------ INFORMATION PROVIDED ------

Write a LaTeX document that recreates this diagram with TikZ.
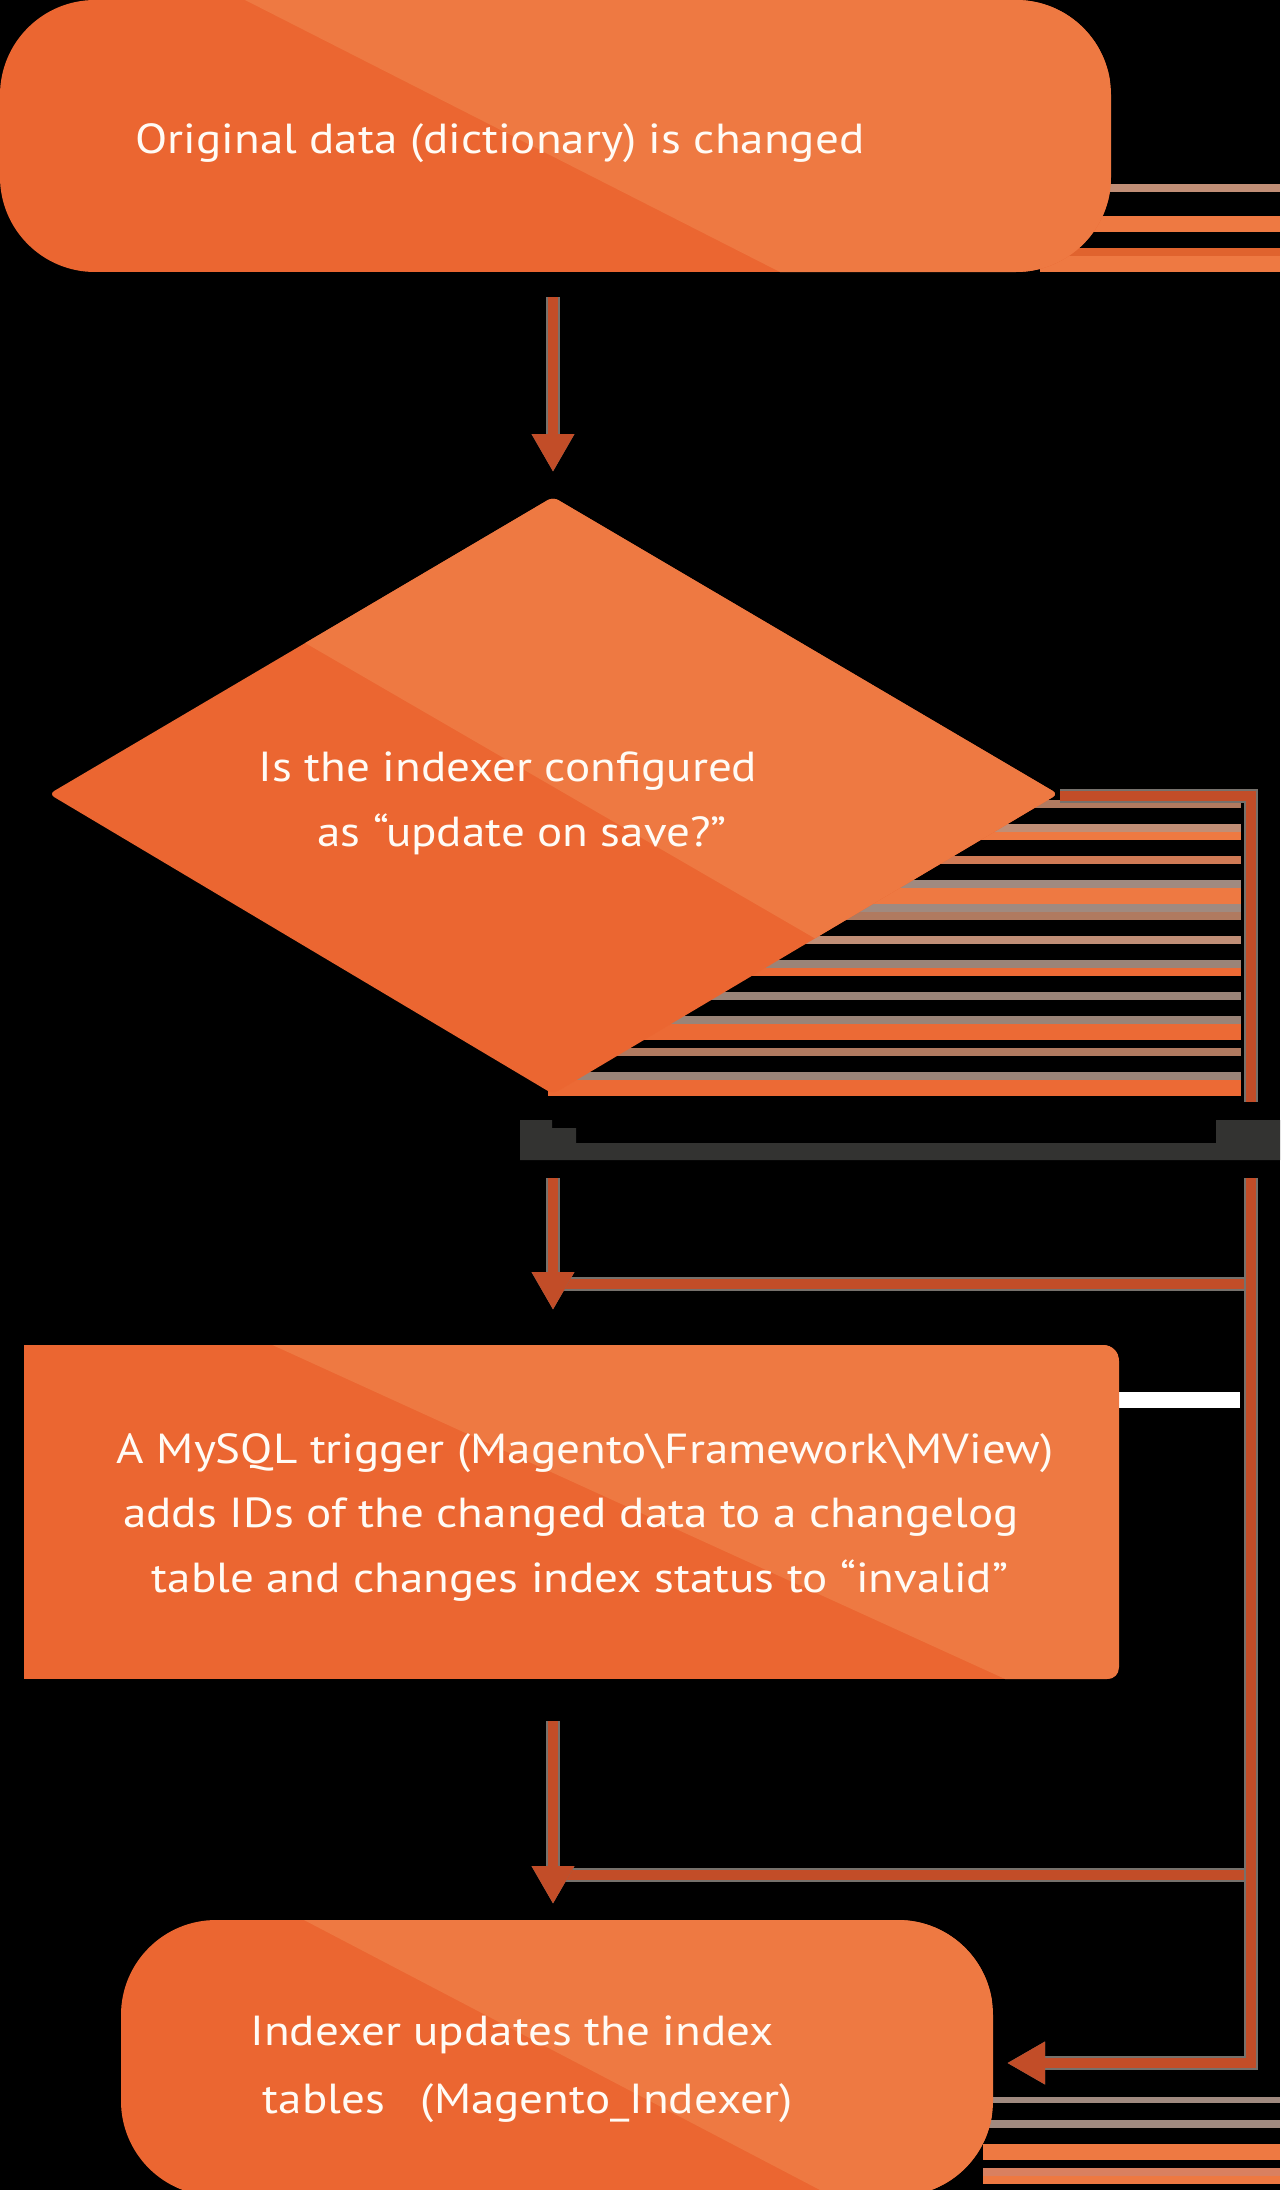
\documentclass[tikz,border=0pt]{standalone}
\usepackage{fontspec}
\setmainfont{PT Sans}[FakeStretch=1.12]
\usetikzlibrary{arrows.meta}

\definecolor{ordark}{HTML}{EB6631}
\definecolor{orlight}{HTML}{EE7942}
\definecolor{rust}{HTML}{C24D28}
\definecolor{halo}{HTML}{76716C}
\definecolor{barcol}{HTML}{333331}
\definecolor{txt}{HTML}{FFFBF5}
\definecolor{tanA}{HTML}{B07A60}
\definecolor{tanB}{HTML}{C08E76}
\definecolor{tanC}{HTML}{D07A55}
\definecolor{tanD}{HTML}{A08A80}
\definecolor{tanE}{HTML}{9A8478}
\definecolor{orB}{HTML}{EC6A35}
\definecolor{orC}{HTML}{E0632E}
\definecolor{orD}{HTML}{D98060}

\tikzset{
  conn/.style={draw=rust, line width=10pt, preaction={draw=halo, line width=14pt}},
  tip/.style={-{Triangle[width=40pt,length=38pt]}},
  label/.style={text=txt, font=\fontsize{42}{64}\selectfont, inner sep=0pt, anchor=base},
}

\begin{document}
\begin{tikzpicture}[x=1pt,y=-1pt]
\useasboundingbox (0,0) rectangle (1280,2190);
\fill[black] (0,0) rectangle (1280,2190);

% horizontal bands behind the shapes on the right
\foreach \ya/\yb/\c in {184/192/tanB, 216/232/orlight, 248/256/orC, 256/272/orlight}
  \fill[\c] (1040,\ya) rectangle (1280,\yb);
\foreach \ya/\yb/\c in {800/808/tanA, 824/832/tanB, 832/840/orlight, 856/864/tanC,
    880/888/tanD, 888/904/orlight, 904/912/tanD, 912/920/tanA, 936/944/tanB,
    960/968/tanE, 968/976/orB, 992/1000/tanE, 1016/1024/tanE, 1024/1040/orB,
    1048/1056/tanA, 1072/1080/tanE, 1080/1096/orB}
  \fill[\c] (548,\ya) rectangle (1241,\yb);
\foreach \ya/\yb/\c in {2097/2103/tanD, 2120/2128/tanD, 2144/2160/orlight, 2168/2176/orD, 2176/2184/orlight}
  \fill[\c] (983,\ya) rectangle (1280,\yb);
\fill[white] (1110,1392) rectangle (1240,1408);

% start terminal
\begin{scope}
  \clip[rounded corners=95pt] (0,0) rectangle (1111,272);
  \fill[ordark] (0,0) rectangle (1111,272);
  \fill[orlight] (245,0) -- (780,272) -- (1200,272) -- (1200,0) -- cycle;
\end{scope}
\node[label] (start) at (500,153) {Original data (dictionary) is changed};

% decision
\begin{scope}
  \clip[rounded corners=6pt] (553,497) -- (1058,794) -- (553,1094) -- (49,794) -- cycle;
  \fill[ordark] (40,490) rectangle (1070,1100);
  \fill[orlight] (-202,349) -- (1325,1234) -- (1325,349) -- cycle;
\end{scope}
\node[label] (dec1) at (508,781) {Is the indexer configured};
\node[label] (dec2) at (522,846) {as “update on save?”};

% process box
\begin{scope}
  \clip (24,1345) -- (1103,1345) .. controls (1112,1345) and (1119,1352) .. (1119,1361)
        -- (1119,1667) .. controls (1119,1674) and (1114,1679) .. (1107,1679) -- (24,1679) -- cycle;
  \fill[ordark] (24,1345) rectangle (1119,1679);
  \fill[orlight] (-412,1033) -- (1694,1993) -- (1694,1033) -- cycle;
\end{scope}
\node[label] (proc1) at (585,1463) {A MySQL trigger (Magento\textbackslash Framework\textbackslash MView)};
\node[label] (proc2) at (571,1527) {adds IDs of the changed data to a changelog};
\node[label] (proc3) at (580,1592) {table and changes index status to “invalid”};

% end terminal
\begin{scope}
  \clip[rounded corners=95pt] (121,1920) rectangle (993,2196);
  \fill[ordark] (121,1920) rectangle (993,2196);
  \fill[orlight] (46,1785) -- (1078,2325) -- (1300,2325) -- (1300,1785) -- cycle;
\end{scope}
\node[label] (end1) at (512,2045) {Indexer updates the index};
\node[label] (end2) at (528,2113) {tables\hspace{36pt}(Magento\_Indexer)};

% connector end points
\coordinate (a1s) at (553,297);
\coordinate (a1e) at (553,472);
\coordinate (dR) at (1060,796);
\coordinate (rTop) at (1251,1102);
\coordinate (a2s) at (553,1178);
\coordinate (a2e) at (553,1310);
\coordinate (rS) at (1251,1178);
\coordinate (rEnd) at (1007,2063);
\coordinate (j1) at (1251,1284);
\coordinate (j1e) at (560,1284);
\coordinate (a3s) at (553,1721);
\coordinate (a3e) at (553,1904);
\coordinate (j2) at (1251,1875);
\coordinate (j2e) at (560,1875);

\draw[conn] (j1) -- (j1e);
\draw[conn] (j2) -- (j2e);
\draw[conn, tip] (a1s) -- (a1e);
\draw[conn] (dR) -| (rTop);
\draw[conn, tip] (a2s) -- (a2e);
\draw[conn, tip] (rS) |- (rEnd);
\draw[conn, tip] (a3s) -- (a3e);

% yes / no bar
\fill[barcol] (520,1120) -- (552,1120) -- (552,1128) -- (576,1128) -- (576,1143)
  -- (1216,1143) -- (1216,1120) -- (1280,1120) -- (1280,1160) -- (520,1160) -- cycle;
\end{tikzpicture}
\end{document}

------

__PROBLEM TO WORK ON__. Exactly as written, return every line of the listing, but not the pictures.

__FINAL RESULT__.
Write a LaTeX document that recreates this diagram with TikZ.
\documentclass[tikz,border=0pt]{standalone}
\usepackage{fontspec}
\setmainfont{PT Sans}[FakeStretch=1.12]
\usetikzlibrary{arrows.meta}

\definecolor{ordark}{HTML}{EB6631}
\definecolor{orlight}{HTML}{EE7942}
\definecolor{rust}{HTML}{C24D28}
\definecolor{halo}{HTML}{76716C}
\definecolor{barcol}{HTML}{333331}
\definecolor{txt}{HTML}{FFFBF5}
\definecolor{tanA}{HTML}{B07A60}
\definecolor{tanB}{HTML}{C08E76}
\definecolor{tanC}{HTML}{D07A55}
\definecolor{tanD}{HTML}{A08A80}
\definecolor{tanE}{HTML}{9A8478}
\definecolor{orB}{HTML}{EC6A35}
\definecolor{orC}{HTML}{E0632E}
\definecolor{orD}{HTML}{D98060}

\tikzset{
  conn/.style={draw=rust, line width=10pt, preaction={draw=halo, line width=14pt}},
  tip/.style={-{Triangle[width=40pt,length=38pt]}},
  label/.style={text=txt, font=\fontsize{42}{64}\selectfont, inner sep=0pt, anchor=base},
}

\begin{document}
\begin{tikzpicture}[x=1pt,y=-1pt]
\useasboundingbox (0,0) rectangle (1280,2190);
\fill[black] (0,0) rectangle (1280,2190);

% horizontal bands behind the shapes on the right
\foreach \ya/\yb/\c in {184/192/tanB, 216/232/orlight, 248/256/orC, 256/272/orlight}
  \fill[\c] (1040,\ya) rectangle (1280,\yb);
\foreach \ya/\yb/\c in {800/808/tanA, 824/832/tanB, 832/840/orlight, 856/864/tanC,
    880/888/tanD, 888/904/orlight, 904/912/tanD, 912/920/tanA, 936/944/tanB,
    960/968/tanE, 968/976/orB, 992/1000/tanE, 1016/1024/tanE, 1024/1040/orB,
    1048/1056/tanA, 1072/1080/tanE, 1080/1096/orB}
  \fill[\c] (548,\ya) rectangle (1241,\yb);
\foreach \ya/\yb/\c in {2097/2103/tanD, 2120/2128/tanD, 2144/2160/orlight, 2168/2176/orD, 2176/2184/orlight}
  \fill[\c] (983,\ya) rectangle (1280,\yb);
\fill[white] (1110,1392) rectangle (1240,1408);

% start terminal
\begin{scope}
  \clip[rounded corners=95pt] (0,0) rectangle (1111,272);
  \fill[ordark] (0,0) rectangle (1111,272);
  \fill[orlight] (245,0) -- (780,272) -- (1200,272) -- (1200,0) -- cycle;
\end{scope}
\node[label] (start) at (500,153) {Original data (dictionary) is changed};

% decision
\begin{scope}
  \clip[rounded corners=6pt] (553,497) -- (1058,794) -- (553,1094) -- (49,794) -- cycle;
  \fill[ordark] (40,490) rectangle (1070,1100);
  \fill[orlight] (-202,349) -- (1325,1234) -- (1325,349) -- cycle;
\end{scope}
\node[label] (dec1) at (508,781) {Is the indexer configured};
\node[label] (dec2) at (522,846) {as “update on save?”};

% process box
\begin{scope}
  \clip (24,1345) -- (1103,1345) .. controls (1112,1345) and (1119,1352) .. (1119,1361)
        -- (1119,1667) .. controls (1119,1674) and (1114,1679) .. (1107,1679) -- (24,1679) -- cycle;
  \fill[ordark] (24,1345) rectangle (1119,1679);
  \fill[orlight] (-412,1033) -- (1694,1993) -- (1694,1033) -- cycle;
\end{scope}
\node[label] (proc1) at (585,1463) {A MySQL trigger (Magento\textbackslash Framework\textbackslash MView)};
\node[label] (proc2) at (571,1527) {adds IDs of the changed data to a changelog};
\node[label] (proc3) at (580,1592) {table and changes index status to “invalid”};

% end terminal
\begin{scope}
  \clip[rounded corners=95pt] (121,1920) rectangle (993,2196);
  \fill[ordark] (121,1920) rectangle (993,2196);
  \fill[orlight] (46,1785) -- (1078,2325) -- (1300,2325) -- (1300,1785) -- cycle;
\end{scope}
\node[label] (end1) at (512,2045) {Indexer updates the index};
\node[label] (end2) at (528,2113) {tables\hspace{36pt}(Magento\_Indexer)};

% connector end points
\coordinate (a1s) at (553,297);
\coordinate (a1e) at (553,472);
\coordinate (dR) at (1060,796);
\coordinate (rTop) at (1251,1102);
\coordinate (a2s) at (553,1178);
\coordinate (a2e) at (553,1310);
\coordinate (rS) at (1251,1178);
\coordinate (rEnd) at (1007,2063);
\coordinate (j1) at (1251,1284);
\coordinate (j1e) at (560,1284);
\coordinate (a3s) at (553,1721);
\coordinate (a3e) at (553,1904);
\coordinate (j2) at (1251,1875);
\coordinate (j2e) at (560,1875);

\draw[conn] (j1) -- (j1e);
\draw[conn] (j2) -- (j2e);
\draw[conn, tip] (a1s) -- (a1e);
\draw[conn] (dR) -| (rTop);
\draw[conn, tip] (a2s) -- (a2e);
\draw[conn, tip] (rS) |- (rEnd);
\draw[conn, tip] (a3s) -- (a3e);

% yes / no bar
\fill[barcol] (520,1120) -- (552,1120) -- (552,1128) -- (576,1128) -- (576,1143)
  -- (1216,1143) -- (1216,1120) -- (1280,1120) -- (1280,1160) -- (520,1160) -- cycle;
\end{tikzpicture}
\end{document}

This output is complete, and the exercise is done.